第36章 フリーアナウンサー『鈴木史朗』氏の体験談 中国引き揚げ

 私は船倉でじっとしていられず、よく甲板に出ましたが、吹きさらす雨風に打たれて見渡す限りの海を見ていると、子供ながらに「本当に日本に着くのか」と絶望感に苛(さいな)まれたものでした。

 しばらくしてようやく、佐世保に着きました。ちょうど桜の季節で、「こんなにもきれいな国があるのか。天国みたいだ」と思ったことを覚えています。中国は乾燥していて、黄砂で空も空気も黄色く濁っていますから、非常に対照的に思えたものです。

 一歳で祖国・日本を離れてから七年ぶりの帰国でした。

 『忘却のための記録』という本によれば、引揚者は三百十九万人。そのうち、私と同じように中国から引き揚げて来た人たちが五十万人。その他、軍人・軍属が三百十一万人いますから、計六百三十万人が戦後、壮絶な引き揚げを体験したのです。

〈この七十年を評価せよ〉

 なぜ、このような引き揚げの事実が戦後の日本でほとんど顧みられなかったのか。朝鮮半島からの引き揚げ体験を書いたヨーコ・カワシマ・ワトキンズさんの『竹林はるか遠く』がアメリカで発刊されると、在米韓国人らが猛反発して出版停止に追い込んだということもありました。
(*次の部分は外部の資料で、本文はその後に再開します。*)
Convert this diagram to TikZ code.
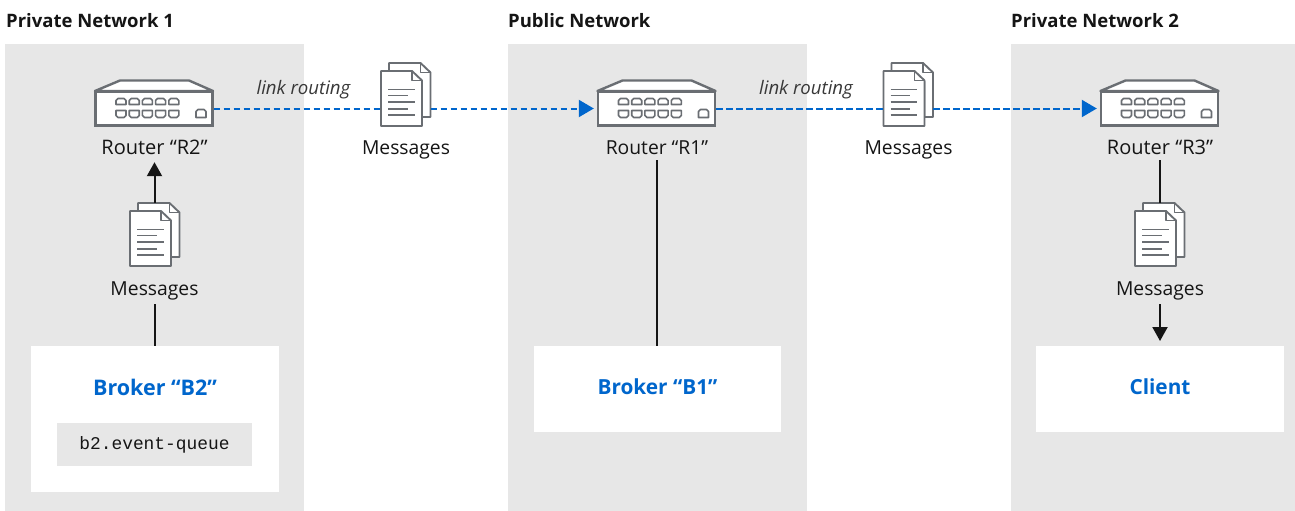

 朝鮮半島で日本人たちが暴行や強姦、略奪に遭っていたという、韓国人らにとっては「不都合な真実」が綴(つづ)られていたからでしょう。

 日本でも戦中の加害行為ばかりが取り沙汰され、一般市民である我々のような立場の人たちが一切合財(いっさいがっさい)、財産を没収されたことについて、中国への非難どころか、ほとんど話題にすら上らなかったのはどうしてでしょうか。

 中国や韓国の世論工作や「敗戦国である」との負い目から、日本政府自身が封印してしまったのかもしれません。しかし戦後七十年を迎え、引き揚げ経験者たちもこの世を去るか、残っていても高齢の方ばかりです。幼少期に引き揚げを経験した私たちの世代が辛うじて残っているくらいでしょう。

 私たちの財産を取り上げた中国が、いまも謝罪や賠償を求めてくるのはとても許せない。歴史の事実として、引き揚げ体験者がどのような目に遭ったのかを是非、多くの人に忘れないでいただきたいのです。

 戦後七十年、日本はよく頑張りました。世界の平和と安寧、繁栄のために力を尽くしたと思います。